Arjun Shah

Publication Date

Fall 2015

Degree Type

Master's Project


Computer Science


Metamorphic software is famous for changing the internal structure of the code while keeping the functionality same. In order to escape the signature detection along with some advanced detection techniques, many malware writers have used metamorphism as the means. On the other hand, code morphing technique increases the diversity of the software which is considered to be a potential security advantage. In our paper, we have developed a metamorphic code generator based on the LLVM framework. The architecture of LLVM has a three-phase compiler design which includes the front end, the optimizer and the back end. It also gives assistance to various source languages and designs which can be considered as a target. LLVM Intermediate Representation(IR) is the most important aspect of LLVM that uses a common IR bytecode within its optimizer. As a result of this, the compilation process of LLVM can transform any high-level language to its IR bytecode.
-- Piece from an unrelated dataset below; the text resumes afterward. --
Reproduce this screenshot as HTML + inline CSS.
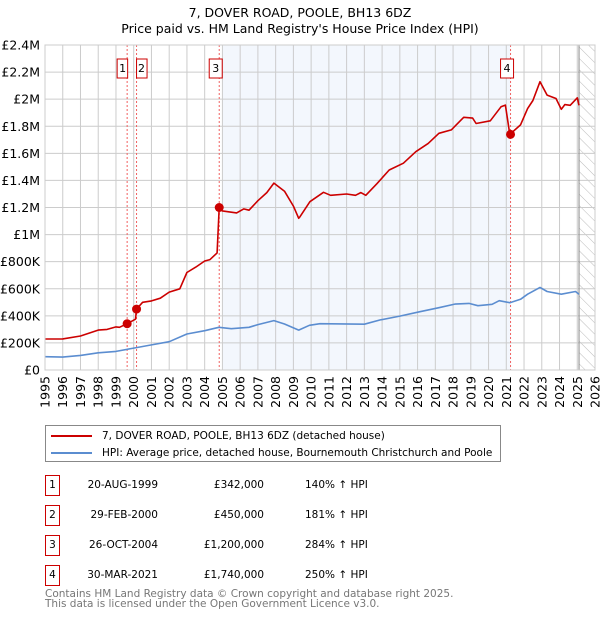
<!DOCTYPE html>
<html><head><meta charset="utf-8"><style>
body{margin:0;background:#fff;font-family:"Liberation Sans","DejaVu Sans",sans-serif;}
#wrap{position:relative;width:600px;height:620px;overflow:hidden}
</style></head><body><div id="wrap">
<svg id="chart" width="600" height="620" style="position:absolute;left:0;top:0;font-family:'DejaVu Sans','Liberation Sans',sans-serif">
<defs><pattern id="hatch" width="8" height="8" patternUnits="userSpaceOnUse" patternTransform="rotate(-45)"><line x1="0" y1="0" x2="0" y2="8" stroke="#bbb" stroke-width="1"/></pattern></defs>
<text x="300" y="17" text-anchor="middle" font-size="12.5" fill="#000">7, DOVER ROAD, POOLE, BH13 6DZ</text>
<text x="300" y="33" text-anchor="middle" font-size="12.5" fill="#000">Price paid vs. HM Land Registry's House Price Index (HPI)</text>
<g id="plot"></g>
</svg>
<div style="position:absolute;left:45px;top:425px;width:454px;height:35px;border:1px solid #888;font-family:'DejaVu Sans',sans-serif;font-size:10.5px">
 <div style="position:absolute;left:5px;top:4px;white-space:nowrap"><span style="display:inline-block;width:41px;height:2px;background:#cc0000;vertical-align:middle;margin-right:10px"></span>7, DOVER ROAD, POOLE, BH13 6DZ (detached house)</div>
 <div style="position:absolute;left:5px;top:21px;white-space:nowrap"><span style="display:inline-block;width:41px;height:2px;background:#5b8dd0;vertical-align:middle;margin-right:10px"></span>HPI: Average price, detached house, Bournemouth Christchurch and Poole</div>
</div>
<div id="table" style="font-family:'DejaVu Sans',sans-serif;font-size:10.5px"></div>
<div style="position:absolute;left:45px;top:589px;font-family:'DejaVu Sans',sans-serif;font-size:10.5px;color:#777;line-height:10px">Contains HM Land Registry data © Crown copyright and database right 2025.<br>This data is licensed under the Open Government Licence v3.0.</div>
</div>
<script>
var redT=[1995,1996,1997,1998,1998.5,1999,1999.2,1999.63,2000.1,2000.16,2000.5,2001,2001.5,2002,2002.6,2003,2003.5,2004,2004.3,2004.7,2004.82,2005,2005.8,2006.2,2006.5,2007,2007.5,2007.9,2008.5,2009,2009.3,2009.37,2009.93,2010.7,2011.1,2012,2012.5,2012.8,2013.08,2013.7,2014.4,2015.2,2015.9,2016.6,2017.2,2017.9,2018.6,2019.1,2019.3,2020.1,2020.7,2020.95,2021.2,2021.8,2022.2,2022.5,2022.9,2023.3,2023.8,2024.1,2024.3,2024.6,2025.0,2025.1];
var redV=[229,230,251,295,300,318,315,342,375,450,500,510,530,575,600,720,760,805,815,865,1200,1175,1160,1190,1180,1250,1310,1380,1320,1210,1120,1132,1243,1312,1290,1300,1290,1310,1290,1375,1477,1527,1612,1673,1748,1773,1866,1860,1820,1840,1944,1956,1740,1810,1930,1990,2129,2030,2005,1925,1960,1955,2010,1955];
var hpiT=[1995,1996,1997,1998,1999,2000,2001,2002,2003,2004,2004.8,2005.5,2006.5,2007,2007.9,2008.5,2009.3,2009.9,2010.5,2013,2013.9,2015,2016.1,2017.2,2018.1,2018.9,2019.4,2020.2,2020.6,2021.2,2021.8,2022.2,2022.9,2023.3,2024.1,2024.9,2025.1];
var hpiV=[98,95,108,127,137,162,185,209,266,290,315,305,315,335,365,340,295,330,342,338,370,398,430,460,487,492,475,485,512,497,522,560,610,580,560,580,560];
var saleT=[1999.63,2000.16,2004.82,2021.24];
var saleV=[342,450,1200,1740];
var saleLabels=['1','2','3','4'];
var saleDates=['20-AUG-1999','29-FEB-2000','26-OCT-2004','30-MAR-2021'];
var salePrices=['£342,000','£450,000','£1,200,000','£1,740,000'];
var saleHpi=['140% ↑ HPI','181% ↑ HPI','284% ↑ HPI','250% ↑ HPI'];
var yTicks=[0,200,400,600,800,1000,1200,1400,1600,1800,2000,2200,2400];
var yTickLabels=['£0','£200K','£400K','£600K','£800K','£1M','£1.2M','£1.4M','£1.6M','£1.8M','£2M','£2.2M','£2.4M'];
var xTicks=[1995,1996,1997,1998,1999,2000,2001,2002,2003,2004,2005,2006,2007,2008,2009,2010,2011,2012,2013,2014,2015,2016,2017,2018,2019,2020,2021,2022,2023,2024,2025,2026];

var L=45,R=595,T=45,B=370;
function X(t){return L+(t-1995)/31*(R-L);}
function Y(v){return B-v/2400*(B-T);}
var NS='http://www.w3.org/2000/svg',g=document.getElementById('plot');
function el(n,a){var e=document.createElementNS(NS,n);for(var k in a)e.setAttribute(k,a[k]);g.appendChild(e);return e;}
var e;
e=el('rect',{x:X(2005),y:T,width:X(2021.24)-X(2005),height:B-T,fill:'#eef3fc',opacity:0.7});


e=el('rect',{x:X(2025.1),y:T,width:R-X(2025.1),height:B-T,fill:'url(#hatch)'});


yTicks.forEach(function(v,i){
 e=el('line',{x1:L,x2:R,y1:Y(v),y2:Y(v),stroke:'#ccc','stroke-width':1});
 
 
 e=el('text',{x:40,y:Y(v)+4.5,'text-anchor':'end','font-size':12.5,fill:'#000'});e.textContent=yTickLabels[i];
 
 
});
xTicks.forEach(function(t){
 e=el('line',{x1:X(t),x2:X(t),y1:T,y2:B,stroke:'#ccc','stroke-width':1});
 
 
 e=el('text',{x:0,y:0,'text-anchor':'end','font-size':12.5,fill:'#000',transform:'translate('+(X(t)+4.5)+',376) rotate(-90)'});e.textContent=t;
 
 
});
e=el('line',{x1:X(2025.1),x2:X(2025.1),y1:T,y2:B,stroke:'#888','stroke-width':1});


saleT.forEach(function(t,i){
 e=el('line',{x1:X(t),x2:X(t),y1:T,y2:B,stroke:'#f06060','stroke-width':1,'stroke-dasharray':'2,2'});
 
 
});
function path(ts,vs,c,n){var d='';ts.forEach(function(t,i){d+=(i?'L':'M')+X(t).toFixed(1)+','+Y(vs[i]).toFixed(1);});
 e=el('path',{d:d,fill:'none',stroke:c,'stroke-width':1.6,'stroke-linejoin':'round'});
 
 }
path(hpiT,hpiV,'#5b8dd0','hpi-line');
path(redT,redV,'#cc0000','price-line');
saleT.forEach(function(t,i){
 e=el('circle',{cx:X(t),cy:Y(saleV[i]),r:4.5,fill:'#cc0000'});
 
 
 e=el('rect',{x:i==0?X(t)-10:i==1?X(t):X(t)-10,y:59,width:i<2?10.5:13,height:19,fill:'#fff',stroke:'#cc0000','stroke-width':1});
 
 
 e=el('text',{x:i==0?X(t)-4.5:i==1?X(t)+5:X(t)-3.5,y:72,'text-anchor':'middle','font-size':11,fill:'#000'});e.textContent=saleLabels[i];
 
 
});
e=el('rect',{x:L,y:T,width:R-L,height:B-T,fill:'none',stroke:'#ccc','stroke-width':1});


var tb=document.getElementById('table');
saleLabels.forEach(function(l,i){
 var y=475+i*30;
 var r=document.createElement('div');
 
 
 r.style.cssText='position:absolute;left:0;top:'+y+'px;width:600px;height:20px';
 r.innerHTML='<div style="position:absolute;left:45px;top:0;width:13px;height:19px;border:1px solid #cc0000;text-align:center;line-height:19px">'+l+'</div>'+
 '<div style="position:absolute;left:60px;width:98px;text-align:right;line-height:21px">'+saleDates[i]+'</div>'+
 '<div style="position:absolute;left:180px;width:84px;text-align:right;line-height:21px">'+salePrices[i]+'</div>'+
 '<div style="position:absolute;left:305px;line-height:21px;white-space:nowrap">'+saleHpi[i]+'</div>';
 tb.appendChild(r);
});
</script></body></html>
The metamorphic code generator that we have developed works at this IR bytecode level. Leveraging on the dead code obfuscation technique from the previous research, we have implemented a much more difficult technique of instruction substitution at the IR bytecode level. Hence this paper discusses the implementation of obfuscation techniques like dead code insertion, subroutine reordering, and instruction substitution. The effectiveness of these techniques have been tested by using the Hidden Markov Model.